When SharedHardware is achievable

The SharedHardware preset (0.6ns, ~2 CPU cycles) is designed for detecting cycle-level leaks exploitable in SGX enclaves, containers, or cross-VM attacks. It’s achievable on:

x86_64: Works with the standard rdtsc timer
ARM64 with cycle-accurate timer: Works when running with sudo (+ --test-threads=1 on macOS)
ARM64 without cycle-accurate timer: Not achievable (θ_floor is ~21ns)

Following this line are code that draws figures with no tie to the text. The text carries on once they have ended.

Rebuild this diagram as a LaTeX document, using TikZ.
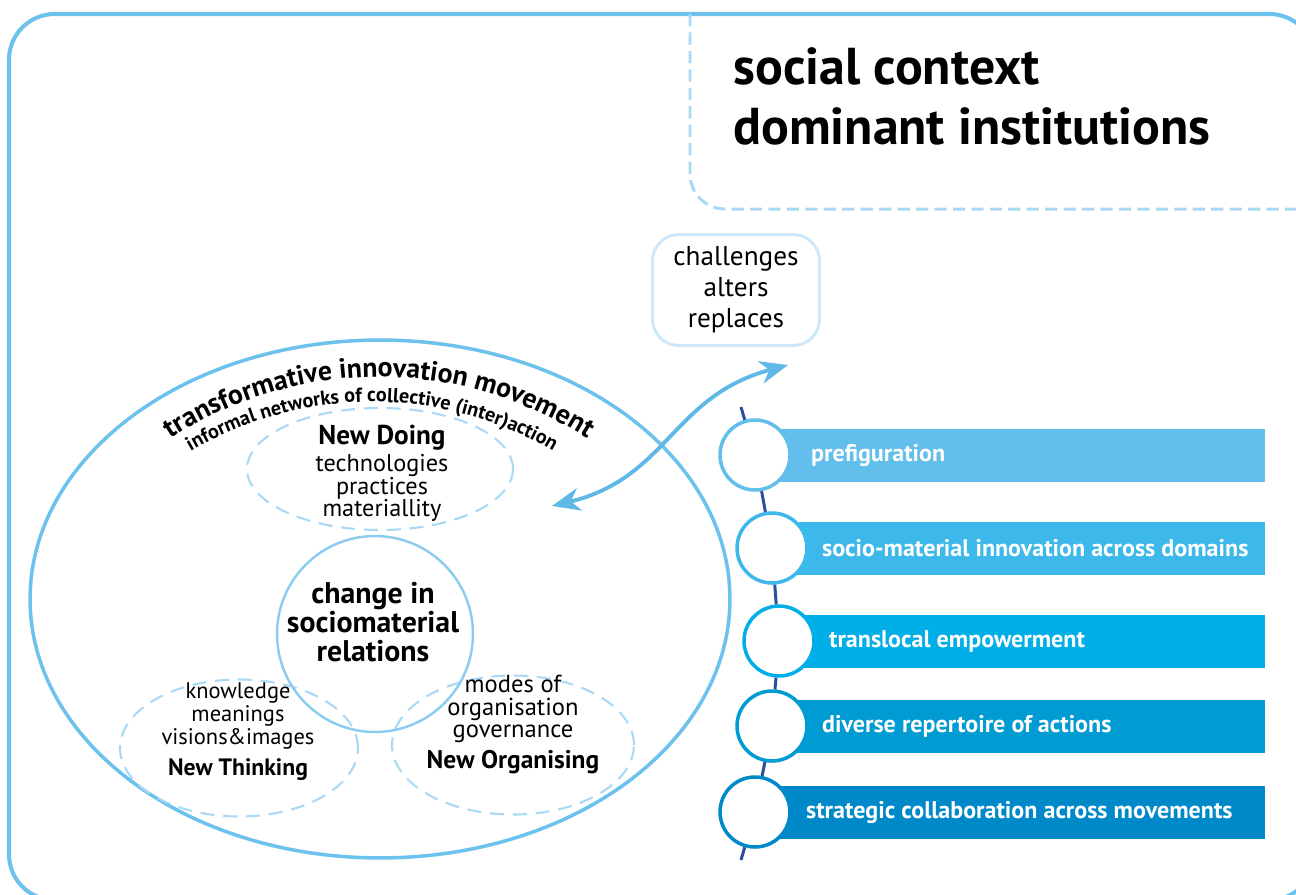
\documentclass[tikz,border=0pt]{standalone}
\usepackage{fontspec}
\setmainfont{PT Sans}
\usetikzlibrary{arrows.meta,decorations.text,shapes.geometric,positioning}

\definecolor{framec}{HTML}{6CC2EC}
\definecolor{dashc}{HTML}{A9D9F4}
\definecolor{boxc}{HTML}{CDE8F8}
\definecolor{linkc}{HTML}{60B8E7}
\definecolor{corec}{HTML}{8CCDEF}
\definecolor{navyc}{HTML}{2B4F9E}
\definecolor{barA}{HTML}{62BEEA}
\definecolor{barB}{HTML}{3CB8EB}
\definecolor{barC}{HTML}{00AEE8}
\definecolor{barD}{HTML}{009BD3}
\definecolor{barE}{HTML}{0089C8}

\tikzset{
  frame/.style={draw=framec, line width=2.3pt, rounded corners=26pt},
  ctxline/.style={draw=dashc, line width=1.7pt, dash pattern=on 7pt off 3.5pt, rounded corners=20pt},
  headtext/.style={font=\fontsize{29.5}{34.5}\selectfont\bfseries, align=left, inner sep=0pt},
  chgbox/.style={draw=boxc, line width=1.7pt, rounded corners=15pt, minimum width=3.34cm,
    minimum height=2.22cm, align=center, font=\fontsize{15.5}{17.6}\selectfont},
  movement/.style={draw=framec, line width=2pt, ellipse, inner sep=0pt},
  sphere/.style={draw=dashc, line width=1.2pt, dash pattern=on 8pt off 5pt, ellipse, inner sep=0pt},
  core/.style={draw=corec, line width=1.4pt, circle, minimum size=3.92cm, inner sep=0pt},
  coretext/.style={font=\fontsize{17}{16.3}\selectfont\bfseries, align=center, inner sep=0pt},
  spheretitle/.style={font=\bfseries, inner sep=0pt},
  spheretext/.style={align=center, inner sep=0pt},
  link/.style={draw=linkc, line width=2.2pt, {Stealth[length=16pt, width=13pt, inset=5pt]}-{Stealth[length=16pt, width=13pt, inset=5pt]}},
  stage/.style={circle, fill=white, line width=2pt, minimum size=1.4cm, inner sep=0pt},
  stagetext/.style={font=\fontsize{13.7}{15}\selectfont\bfseries, text=white, inner sep=0pt},
  spine/.style={draw=navyc, line width=1.7pt},
}

\begin{document}
\begin{tikzpicture}[x=0.02cm, y=-0.02cm]
\useasboundingbox (0,0) rectangle (1296,894);
\clip (0,0) rectangle (1296,894);

% social context
\draw[frame] (9,14) rectangle (1315,900);
\draw[ctxline] (690,14) -- (690,209) -- (1315,209);
\node[headtext, anchor=north west] (context) at (733,47) {social context\\dominant institutions};
\node[chgbox] (challenges) at (736,290) {challenges\\alters\\replaces};

% the movement
\node[movement, minimum width=14cm, minimum height=10.36cm] (tim) at (380,599) {};
\path[decorate, decoration={text along path, text align=center,
  text={|\fontsize{15.8}{16}\selectfont\bfseries|transformative innovation movement}}]
  (379,760) ++(-155:383) arc[start angle=-155, end angle=-25, radius=383];
\path[decorate, decoration={text along path, text align=center,
  text={|\fontsize{11.5}{12}\selectfont\bfseries|informal networks of collective (inter)action}}]
  (372,760) ++(-155:358) arc[start angle=-155, end angle=-25, radius=358];

\node[sphere, minimum width=5.32cm, minimum height=2.44cm] (doing) at (380,469) {};
\node[spheretitle, font=\fontsize{15.5}{16}\selectfont\bfseries] (doingT) at (382,438) {New Doing};
\node[spheretext, font=\fontsize{13.8}{13}\selectfont] (doingL) at (382,488) {technologies\\practices\\materiallity};

\node[sphere, minimum width=4.76cm, minimum height=2.74cm] (thinking) at (239,748) {};
\node[spheretext, font=\fontsize{12.8}{13.3}\selectfont] (thinkingL) at (238,716) {knowledge\\meanings\\visions\&images};
\node[spheretitle, font=\fontsize{13.5}{14}\selectfont\bfseries] (thinkingT) at (238,770) {New Thinking};

\node[sphere, minimum width=4.84cm, minimum height=2.78cm] (organising) at (513,745) {};
\node[spheretext, font=\fontsize{14}{13}\selectfont] (organisingL) at (513,709) {modes of\\organisation\\governance};
\node[spheretitle, font=\fontsize{14.5}{15}\selectfont\bfseries] (organisingT) at (513,762) {New Organising};

\node[core] (change) at (375,634) {};
\node[coretext] (changeT) at (373,622) {change in\\sociomaterial\\relations};

% challenges <-> movement
\coordinate (linkL) at (552,506);
\coordinate (linkR) at (788,365);
\draw[link] (linkL) .. controls (668,478) and (672,396) .. (linkR);

% repertoire
\foreach \i/\cx/\cy/\col/\gap/\txt in {
  1/755/455/barA/0.38/prefiguration,
  2/772/548/barB/0.26/socio-material innovation across domains,
  3/779/641/barC/0.26/translocal empowerment,
  4/772/726/barD/0.26/diverse repertoire of actions,
  5/755/812/barE/0.28/strategic collaboration across movements}
{
  \fill[\col] (\cx,\cy-26.5) rectangle (1265,\cy+26.5);
  \node[stage, draw=\col] (c\i) at (\cx,\cy) {};
  \node[stagetext, right=\gap cm of c\i] (t\i) {\txt};
}
\coordinate (spineTop) at (741,407);
\coordinate (spineBot) at (741,860);
\draw[spine] (spineTop) -- (c1) -- (c2) -- (c3) -- (c4) -- (c5) -- (spineBot);
\end{tikzpicture}
\end{document}
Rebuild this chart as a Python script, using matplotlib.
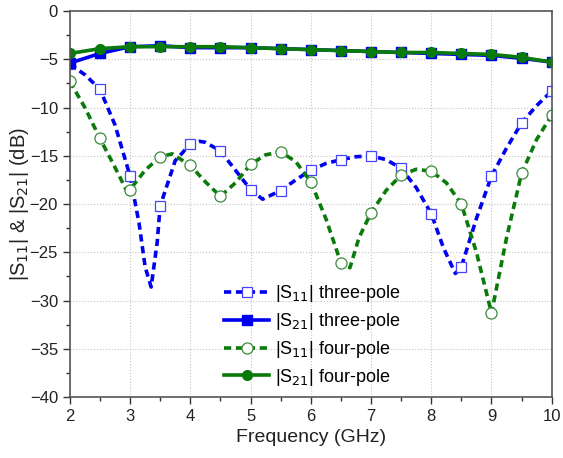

If you need SharedHardware-level precision but can’t achieve it, consider:

Testing on x86_64 hardware where rdtsc provides inherent precision
Using Custom { threshold_ns: 10.0 } as a realistic “shared hardware” threshold for ARM64 without cycle-accurate timing
Accepting that some ultra-fine-grained leaks may not be detectable on your platform

Reading precision in results

The outcome includes diagnostic information about precision:

use tacet::Outcome;

match outcome {
    Outcome::Pass { diagnostics, .. } | Outcome::Fail { diagnostics, .. } => {
        // What you requested
        let requested = diagnostics.theta_user;

        // What was actually tested
        let effective = diagnostics.theta_eff;

        if effective > requested {
            println!(
                "Note: Threshold elevated from {:.1}ns to {:.1}ns",
                requested, effective
            );
        }
    }
    // ...
}

import { Outcome } from '@tacet/tacet';

if (result.outcome === Outcome.Pass || result.outcome === Outcome.Fail) {
    const { diagnostics } = result;

    // What you requested
    const requested = diagnostics.thetaUser;

    // What was actually tested
    const effective = diagnostics.thetaEff;

    if (effective > requested) {
        console.log(
            `Note: Threshold elevated from ${requested.toFixed(1)}ns to ${effective.toFixed(1)}ns`
        );
    }
}

#include <tacet/tacet.h>

if (result.outcome == TO_OUTCOME_PASS || result.outcome == TO_OUTCOME_FAIL) {
    // What you requested
    double requested = result.diagnostics.theta_user;

    // What was actually tested
    double effective = result.diagnostics.theta_eff;

    if (effective > requested) {
        printf("Note: Threshold elevated from %.1fns to %.1fns\n",
               requested, effective);
    }
}

#include <tacet/tacet.hpp>

if (result.outcome == tacet::Outcome::Pass ||
    result.outcome == tacet::Outcome::Fail) {
    const auto& diagnostics = result.diagnostics;

    // What you requested
    double requested = diagnostics.theta_user;

    // What was actually tested
    double effective = diagnostics.theta_eff;

    if (effective > requested) {
        std::cout << "Note: Threshold elevated from "
                  << std::fixed << std::setprecision(1)
                  << requested << "ns to " << effective << "ns\n";
    }
}

package main

import (
    "fmt"
    "github.com/tacet-project/tacet-go"
)

func main() {
    result := tacet.Test(/* ... */)

    if result.Outcome == tacet.Pass || result.Outcome == tacet.Fail {
        // What you requested
        requested := result.Diagnostics.ThetaUser

        // What was actually tested
        effective := result.Diagnostics.ThetaEff

        if effective > requested {
            fmt.Printf("Note: Threshold elevated from %.1fns to %.1fns\n",
                requested, effective)
        }
    }
}

A ThresholdElevated flag in diagnostics indicates when elevation occurred.